Apr 28, 2008
It never fails. As soon as prices on oil and gasoline shoot up, out come the usual politicians, economists and other experts to blame it on shortages caused by surging demand and a growing shortage.
It’s pure bunk. There are no shortages. In the U.S., which consumes more than one-quarter of all the oil and gasoline in the world, there are near record reserves of both oil and gasoline on hand. In fact, demand for oil in the U.S. has been falling since last July. In January and February, this decline was even sharper, close to four%. But oil refiners cut back even more on production – in order to boost profit margins in the face of falling demand.

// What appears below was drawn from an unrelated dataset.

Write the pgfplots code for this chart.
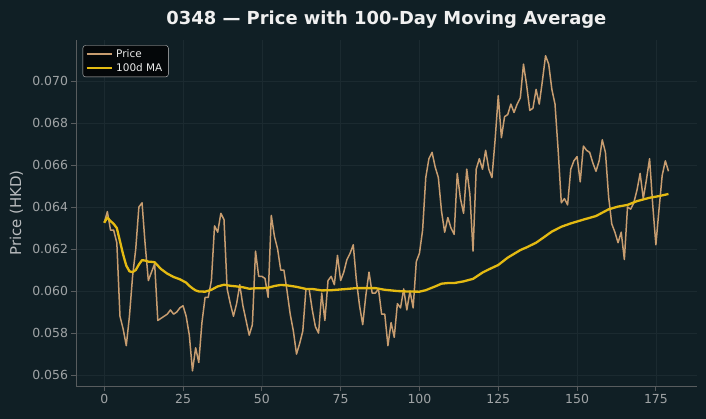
\documentclass[border=0pt]{standalone}
\usepackage{fontspec}
\setmainfont{DejaVu Sans}
\usepackage{pgfplots}
\usepackage{pgfplotstable}
\pgfplotsset{compat=1.18}

\definecolor{bgc}{RGB}{16,31,37}
\definecolor{pricec}{RGB}{200,157,112}
\definecolor{mac}{RGB}{228,186,18}
\definecolor{gridc}{RGB}{27,42,48}
\definecolor{spinec}{RGB}{88,92,94}
\definecolor{tickc}{RGB}{160,164,166}
\definecolor{labelc}{RGB}{185,188,190}
\definecolor{titlec}{RGB}{240,240,240}
\definecolor{legbg}{RGB}{4,7,9}
\definecolor{legedge}{RGB}{200,200,200}
\definecolor{legtext}{RGB}{235,235,235}

% daily closing price
\pgfplotstableread{
x y
0 0.06325
1 0.06378
2 0.0629
3 0.0629
4 0.0623
5 0.0588
6 0.0582
7 0.0574
8 0.0588
9 0.0607
10 0.0620
11 0.0640
12 0.0642
13 0.0622
14 0.0605
15 0.0609
16 0.0613
17 0.0586
18 0.0587
19 0.0588
20 0.0589
21 0.0591
22 0.0589
23 0.0590
24 0.0592
25 0.0593
26 0.0588
27 0.0579
28 0.0562
29 0.0573
30 0.0566
31 0.0585
32 0.0597
33 0.0597
34 0.0605
35 0.0631
36 0.0628
37 0.0637
38 0.0634
39 0.0601
40 0.0594
41 0.0588
42 0.0594
43 0.0603
44 0.0593
45 0.0586
46 0.0579
47 0.0584
48 0.0619
49 0.0607
50 0.0607
51 0.0606
52 0.0597
53 0.0636
54 0.0626
55 0.0620
56 0.0610
57 0.0610
58 0.0600
59 0.0589
60 0.0581
61 0.0570
62 0.0575
63 0.0581
64 0.0601
65 0.0601
66 0.0591
67 0.0583
68 0.0580
69 0.0599
70 0.0586
71 0.0605
72 0.0607
73 0.0603
74 0.0617
75 0.0605
76 0.0609
77 0.0615
78 0.0618
79 0.0622
80 0.0605
81 0.0593
82 0.0584
83 0.0598
84 0.0609
85 0.0599
86 0.0599
87 0.0601
88 0.0589
89 0.0589
90 0.0574
91 0.0585
92 0.0578
93 0.0594
94 0.0592
95 0.0601
96 0.0591
97 0.0600
98 0.0592
99 0.0614
100 0.0618
101 0.0629
102 0.0654
103 0.0663
104 0.0666
105 0.0659
106 0.0654
107 0.0638
108 0.0628
109 0.0635
110 0.0630
111 0.0627
112 0.0656
113 0.0644
114 0.0637
115 0.0658
116 0.0646
117 0.0619
118 0.0658
119 0.0663
120 0.0658
121 0.0667
122 0.0658
123 0.0654
124 0.0672
125 0.0693
126 0.0673
127 0.0683
128 0.0684
129 0.0689
130 0.0685
131 0.0689
132 0.0692
133 0.0708
134 0.0698
135 0.0686
136 0.0687
137 0.0696
138 0.0689
139 0.0700
140 0.0712
141 0.0708
142 0.0696
143 0.0689
144 0.0667
145 0.0642
146 0.0644
147 0.0641
148 0.0658
149 0.0662
150 0.0664
151 0.0652
152 0.0669
153 0.0667
154 0.0666
155 0.0661
156 0.0657
157 0.0662
158 0.0672
159 0.0666
160 0.0645
161 0.0632
162 0.0628
163 0.0623
164 0.0628
165 0.0615
166 0.0640
167 0.0639
168 0.0642
169 0.0648
170 0.0656
171 0.0644
172 0.0653
173 0.0663
174 0.0641
175 0.0622
176 0.0639
177 0.0655
178 0.0662
179 0.0657
}\pricetable

% 100-day moving average
\pgfplotstableread{
x y
0 0.06325
1 0.0635
2 0.06333
3 0.0632
4 0.0630
5 0.06237
6 0.06174
7 0.06121
8 0.06094
9 0.0609
10 0.0610
11 0.06126
12 0.06147
13 0.06145
14 0.0614
15 0.06139
16 0.06137
17 0.06121
18 0.06105
19 0.06094
20 0.06083
22 0.06067
24 0.06056
26 0.0604
27 0.06025
28 0.06013
29 0.06003
30 0.05998
32 0.05997
34 0.06006
36 0.06022
38 0.0603
40 0.06025
42 0.06022
44 0.06018
46 0.06011
48 0.06013
50 0.06013
52 0.06016
54 0.06024
56 0.06029
58 0.06027
61 0.0602
64 0.0601
66 0.0601
69 0.06003
72 0.06004
77 0.0601
80 0.06014
83 0.06014
86 0.06014
89 0.06006
93 0.0600
96 0.05998
100 0.05997
102 0.06004
104 0.06016
105 0.06022
107 0.06035
109 0.06038
111 0.06038
114 0.06046
117 0.06058
119 0.06078
120 0.06088
122 0.06103
125 0.06124
128 0.06159
132 0.06195
134 0.06208
137 0.0623
139 0.06251
142 0.06283
145 0.06306
148 0.06322
152 0.0634
156 0.06357
160 0.06389
163 0.06402
166 0.0641
169 0.06428
173 0.06444
176 0.06452
179 0.06462
}\matable

\begin{document}
\begin{tikzpicture}
\fill[bgc] (-76bp,-33bp) rectangle (630bp,386bp);
\useasboundingbox (-76bp,-33bp) rectangle (630bp,386bp);
\begin{axis}[
  at={(0,0)}, anchor=south west,
  scale only axis, width=620.7bp, height=346bp,
  xmin=-8.95, xmax=187.95, ymin=0.05548, ymax=0.07195,
  axis x line*=bottom, axis y line*=left,
  axis line style={spinec, line width=0.8bp},
  xtick={0,25,50,75,100,125,150,175},
  ytick={0.056,0.058,0.060,0.062,0.064,0.066,0.068,0.070},
  scaled y ticks=false,
  yticklabel style={/pgf/number format/.cd, fixed, fixed zerofill, precision=3},
  /pgf/number format/assume math mode=true,
  tick align=outside,
  major tick length=4.5bp,
  tick style={spinec, line width=0.8bp},
  ticklabel style={font=\fontsize{12.5}{14}\selectfont, text=tickc},
  grid=major,
  major grid style={gridc, line width=0.6bp},
  ylabel={Price (HKD)},
  ylabel style={font=\fontsize{15}{18}\selectfont, text=labelc,
    at={(axis description cs:0,0.5)}, anchor=center, rotate=0, yshift=59.5bp},
  title={0348 — Price with 100-Day Moving Average},
  title style={font=\bfseries\fontsize{18}{21}\selectfont, text=titlec,
    at={(axis description cs:0.5,1)}, anchor=base, yshift=10bp},
  legend style={at={(0.0108,0.9847)}, anchor=north west,
    fill=legbg, draw=legedge, rounded corners=2.5bp,
    text=legtext, font=\fontsize{10.5}{12}\selectfont,
    inner xsep=2.5bp, inner ysep=2bp, row sep=0.5bp,
    nodes={inner xsep=3.5bp}},
  legend cell align=left,
  legend image code/.code={\draw[#1] (0bp,0bp) -- (25bp,0bp);},
]
\addplot[pricec, line width=1.5bp, line join=round] table {\pricetable};
\addlegendentry{Price}
\addplot[mac, line width=2.3bp, line join=round] table {\matable};
\addlegendentry{100d MA}
\end{axis}
\end{tikzpicture}
\end{document}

Neither is there any shortage of oil in the world – despite all the talk about the two biggest countries in the world, China and India, consuming more and more energy. On the contrary, worldwide oil output continues to outstrip demand.
So, what is behind these incredible price increases? In late March, the CEO at ExxonMobil, Rex Tillerson, spelled it out, “The record run in oil prices is related more to speculation... than supply and demand in the market.” He added, “In terms of fundamentals, fear of supply reliability is overblown.”
This is borne out by the numbers. As Business Week (April 1) pointed out, since 2000, the amount of money in one form of speculation, oil futures, increased from nine billion dollars to 250 billion dollars. As the CEO of Royal Dutch Shell told the Washington Post (April 11), this speculation has greatly accelerated, with the new flow of speculative money into oil increasing almost 10-fold since the beginning of the year.
With housing and other credit market bubbles collapsing, the speculators are rushing to make a quick billion by placing their bets on oil and other commodities – blowing up new dangerous speculative bubbles in the financial world, while causing worsening hardship for ordinary people, and especially the poor, in the real world.